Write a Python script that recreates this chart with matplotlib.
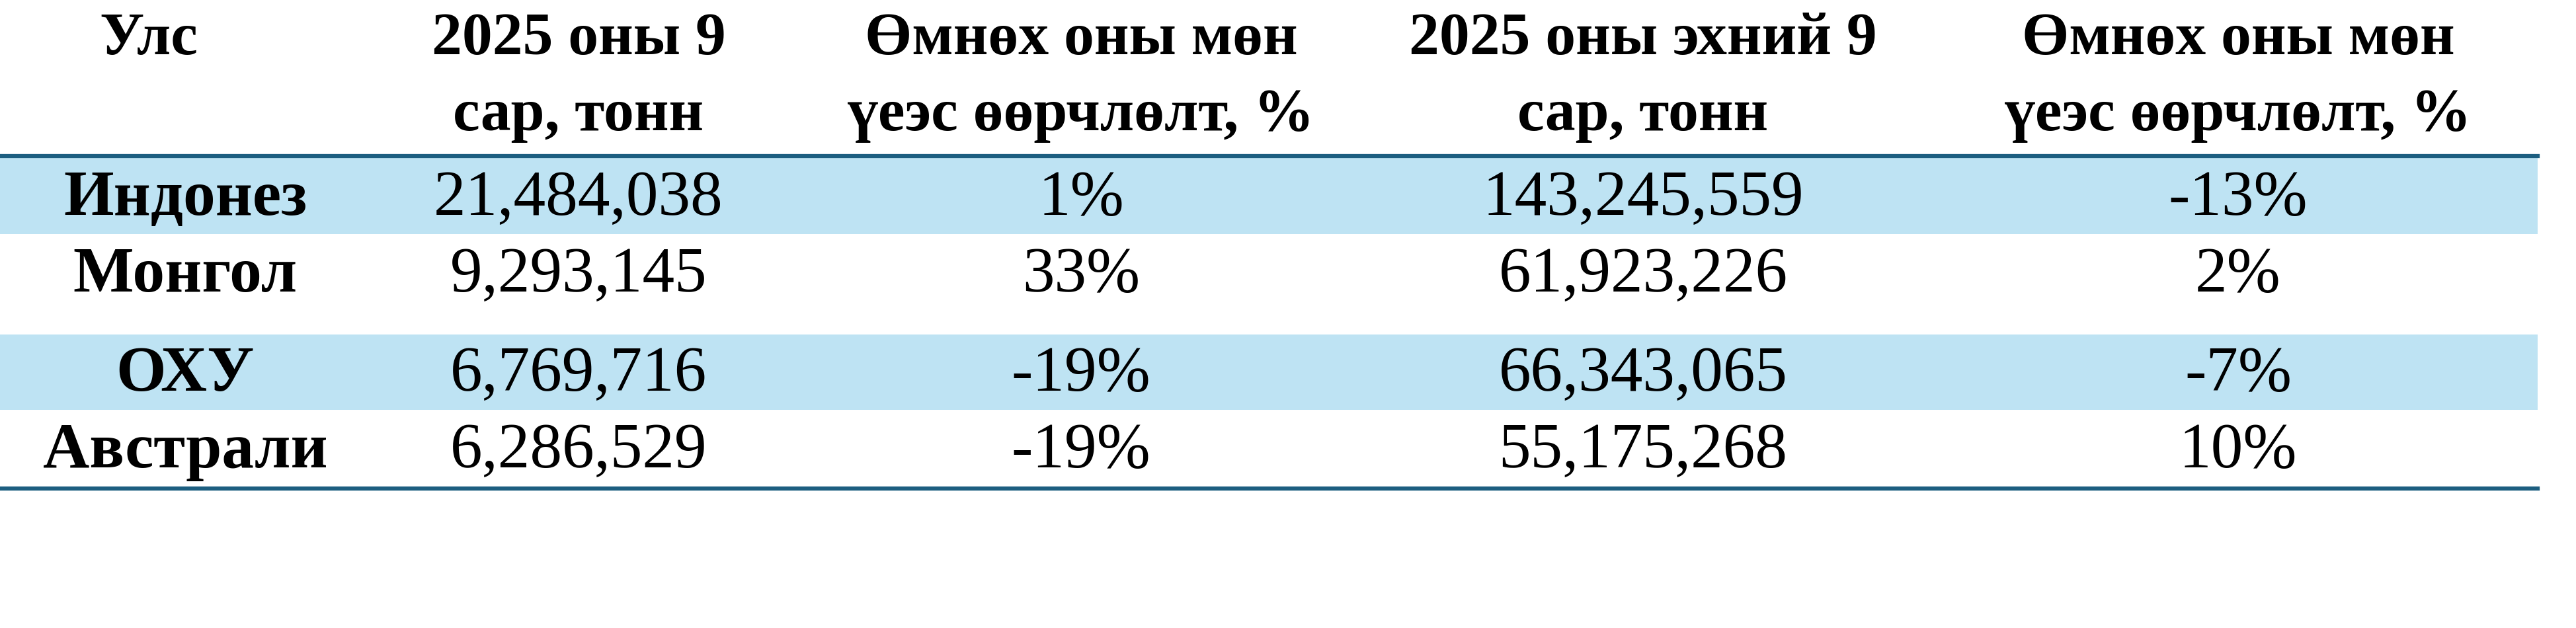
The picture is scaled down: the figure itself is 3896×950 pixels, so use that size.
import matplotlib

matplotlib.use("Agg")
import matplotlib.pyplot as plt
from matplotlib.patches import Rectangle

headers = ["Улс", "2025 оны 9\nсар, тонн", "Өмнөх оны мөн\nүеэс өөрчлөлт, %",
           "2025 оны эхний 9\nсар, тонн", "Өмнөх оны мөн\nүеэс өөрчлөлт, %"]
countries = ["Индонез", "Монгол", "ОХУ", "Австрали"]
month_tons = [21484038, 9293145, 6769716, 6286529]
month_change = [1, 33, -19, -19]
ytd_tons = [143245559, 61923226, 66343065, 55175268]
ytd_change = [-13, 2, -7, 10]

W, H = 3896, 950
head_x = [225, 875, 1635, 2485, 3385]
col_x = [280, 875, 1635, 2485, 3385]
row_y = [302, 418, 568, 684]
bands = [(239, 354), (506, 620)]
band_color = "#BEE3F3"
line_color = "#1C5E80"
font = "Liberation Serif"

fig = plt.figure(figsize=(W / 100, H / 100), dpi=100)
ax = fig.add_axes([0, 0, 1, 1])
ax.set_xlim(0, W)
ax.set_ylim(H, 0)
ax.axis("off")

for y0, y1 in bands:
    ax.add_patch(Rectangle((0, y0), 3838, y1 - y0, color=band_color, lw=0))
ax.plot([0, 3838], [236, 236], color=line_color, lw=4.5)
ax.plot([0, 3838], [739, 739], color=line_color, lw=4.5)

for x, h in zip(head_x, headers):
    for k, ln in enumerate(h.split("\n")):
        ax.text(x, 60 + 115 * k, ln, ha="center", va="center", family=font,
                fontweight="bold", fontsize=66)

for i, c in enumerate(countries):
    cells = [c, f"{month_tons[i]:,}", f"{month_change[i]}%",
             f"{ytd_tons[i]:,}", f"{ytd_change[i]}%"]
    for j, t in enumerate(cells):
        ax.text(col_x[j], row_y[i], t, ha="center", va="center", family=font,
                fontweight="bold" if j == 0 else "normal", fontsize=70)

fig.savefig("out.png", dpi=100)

→ Stated exercise: Keep the pictures out of the copy and return the rest of the data above exactly.

→ Result of this exercise:
Write a Python script that recreates this chart with matplotlib.
The picture is scaled down: the figure itself is 3896×950 pixels, so use that size.
import matplotlib

matplotlib.use("Agg")
import matplotlib.pyplot as plt
from matplotlib.patches import Rectangle

headers = ["Улс", "2025 оны 9\nсар, тонн", "Өмнөх оны мөн\nүеэс өөрчлөлт, %",
           "2025 оны эхний 9\nсар, тонн", "Өмнөх оны мөн\nүеэс өөрчлөлт, %"]
countries = ["Индонез", "Монгол", "ОХУ", "Австрали"]
month_tons = [21484038, 9293145, 6769716, 6286529]
month_change = [1, 33, -19, -19]
ytd_tons = [143245559, 61923226, 66343065, 55175268]
ytd_change = [-13, 2, -7, 10]

W, H = 3896, 950
head_x = [225, 875, 1635, 2485, 3385]
col_x = [280, 875, 1635, 2485, 3385]
row_y = [302, 418, 568, 684]
bands = [(239, 354), (506, 620)]
band_color = "#BEE3F3"
line_color = "#1C5E80"
font = "Liberation Serif"

fig = plt.figure(figsize=(W / 100, H / 100), dpi=100)
ax = fig.add_axes([0, 0, 1, 1])
ax.set_xlim(0, W)
ax.set_ylim(H, 0)
ax.axis("off")

for y0, y1 in bands:
    ax.add_patch(Rectangle((0, y0), 3838, y1 - y0, color=band_color, lw=0))
ax.plot([0, 3838], [236, 236], color=line_color, lw=4.5)
ax.plot([0, 3838], [739, 739], color=line_color, lw=4.5)

for x, h in zip(head_x, headers):
    for k, ln in enumerate(h.split("\n")):
        ax.text(x, 60 + 115 * k, ln, ha="center", va="center", family=font,
                fontweight="bold", fontsize=66)

for i, c in enumerate(countries):
    cells = [c, f"{month_tons[i]:,}", f"{month_change[i]}%",
             f"{ytd_tons[i]:,}", f"{ytd_change[i]}%"]
    for j, t in enumerate(cells):
        ax.text(col_x[j], row_y[i], t, ha="center", va="center", family=font,
                fontweight="bold" if j == 0 else "normal", fontsize=70)

fig.savefig("out.png", dpi=100)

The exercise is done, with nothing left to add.